--- START OF Data shown ---

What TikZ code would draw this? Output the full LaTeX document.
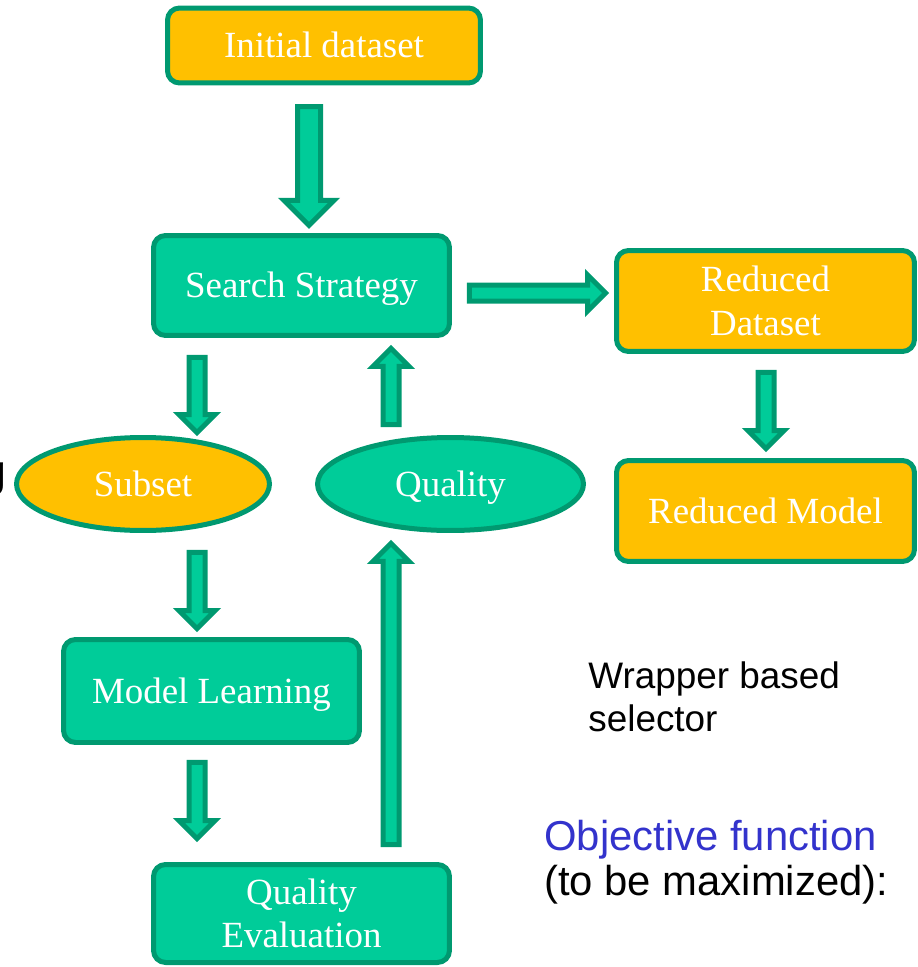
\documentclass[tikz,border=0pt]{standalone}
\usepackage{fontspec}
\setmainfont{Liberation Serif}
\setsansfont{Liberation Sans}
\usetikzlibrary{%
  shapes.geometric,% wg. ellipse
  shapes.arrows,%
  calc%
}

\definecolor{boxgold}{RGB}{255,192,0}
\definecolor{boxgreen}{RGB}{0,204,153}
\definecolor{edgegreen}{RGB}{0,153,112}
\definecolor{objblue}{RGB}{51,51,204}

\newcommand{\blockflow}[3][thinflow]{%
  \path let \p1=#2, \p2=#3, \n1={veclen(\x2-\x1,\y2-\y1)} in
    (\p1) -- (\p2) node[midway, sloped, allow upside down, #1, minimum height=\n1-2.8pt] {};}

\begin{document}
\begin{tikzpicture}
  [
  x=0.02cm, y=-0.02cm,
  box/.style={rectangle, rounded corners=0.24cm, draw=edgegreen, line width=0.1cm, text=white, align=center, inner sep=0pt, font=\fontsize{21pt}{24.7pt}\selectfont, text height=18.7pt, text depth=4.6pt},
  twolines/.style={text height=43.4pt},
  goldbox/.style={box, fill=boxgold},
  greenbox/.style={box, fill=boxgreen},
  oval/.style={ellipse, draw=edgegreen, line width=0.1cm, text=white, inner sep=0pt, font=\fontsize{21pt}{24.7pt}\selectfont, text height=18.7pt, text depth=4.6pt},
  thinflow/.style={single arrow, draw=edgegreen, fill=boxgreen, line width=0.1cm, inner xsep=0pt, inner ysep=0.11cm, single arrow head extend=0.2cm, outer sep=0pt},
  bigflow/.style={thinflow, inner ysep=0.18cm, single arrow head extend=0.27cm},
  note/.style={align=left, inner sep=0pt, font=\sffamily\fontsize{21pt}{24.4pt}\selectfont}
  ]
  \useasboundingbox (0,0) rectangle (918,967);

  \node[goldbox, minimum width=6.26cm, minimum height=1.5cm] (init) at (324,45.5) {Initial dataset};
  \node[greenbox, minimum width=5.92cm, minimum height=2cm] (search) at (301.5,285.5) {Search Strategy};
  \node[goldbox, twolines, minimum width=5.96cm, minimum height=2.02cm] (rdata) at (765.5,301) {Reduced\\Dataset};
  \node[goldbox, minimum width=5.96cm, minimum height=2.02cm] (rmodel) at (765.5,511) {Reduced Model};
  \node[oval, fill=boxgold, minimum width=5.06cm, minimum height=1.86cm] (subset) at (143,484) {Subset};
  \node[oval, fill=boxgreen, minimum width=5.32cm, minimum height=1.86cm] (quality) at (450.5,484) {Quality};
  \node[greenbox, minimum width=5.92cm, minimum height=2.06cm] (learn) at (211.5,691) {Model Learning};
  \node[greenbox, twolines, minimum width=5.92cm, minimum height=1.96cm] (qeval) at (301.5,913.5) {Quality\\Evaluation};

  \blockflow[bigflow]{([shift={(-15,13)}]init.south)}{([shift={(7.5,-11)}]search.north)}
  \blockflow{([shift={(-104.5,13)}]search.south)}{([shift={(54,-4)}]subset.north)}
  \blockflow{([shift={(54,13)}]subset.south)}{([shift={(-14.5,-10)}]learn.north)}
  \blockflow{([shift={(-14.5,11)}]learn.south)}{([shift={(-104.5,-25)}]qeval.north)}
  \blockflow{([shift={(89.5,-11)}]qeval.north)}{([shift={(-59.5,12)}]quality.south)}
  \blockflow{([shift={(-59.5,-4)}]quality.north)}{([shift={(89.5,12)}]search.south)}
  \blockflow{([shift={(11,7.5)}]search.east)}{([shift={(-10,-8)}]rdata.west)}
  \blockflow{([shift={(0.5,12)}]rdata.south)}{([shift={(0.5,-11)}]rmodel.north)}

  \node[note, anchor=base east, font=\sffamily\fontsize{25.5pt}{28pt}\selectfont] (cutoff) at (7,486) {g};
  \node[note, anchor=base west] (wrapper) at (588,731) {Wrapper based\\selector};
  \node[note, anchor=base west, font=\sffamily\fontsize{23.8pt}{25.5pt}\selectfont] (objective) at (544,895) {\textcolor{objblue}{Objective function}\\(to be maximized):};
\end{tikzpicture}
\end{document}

--- END OF Data shown ---

• [Problem requirements]
From the first line of the listing above, repeat every line through the one holding "(\p1) -- (\p2) node[midway, sloped, allow". Both ends count, and pictures stay out.

• [Problem solution]
What TikZ code would draw this? Output the full LaTeX document.
\documentclass[tikz,border=0pt]{standalone}
\usepackage{fontspec}
\setmainfont{Liberation Serif}
\setsansfont{Liberation Sans}
\usetikzlibrary{%
  shapes.geometric,% wg. ellipse
  shapes.arrows,%
  calc%
}

\definecolor{boxgold}{RGB}{255,192,0}
\definecolor{boxgreen}{RGB}{0,204,153}
\definecolor{edgegreen}{RGB}{0,153,112}
\definecolor{objblue}{RGB}{51,51,204}

\newcommand{\blockflow}[3][thinflow]{%
  \path let \p1=#2, \p2=#3, \n1={veclen(\x2-\x1,\y2-\y1)} in
    (\p1) -- (\p2) node[midway, sloped, allow upside down, #1, minimum height=\n1-2.8pt] {};}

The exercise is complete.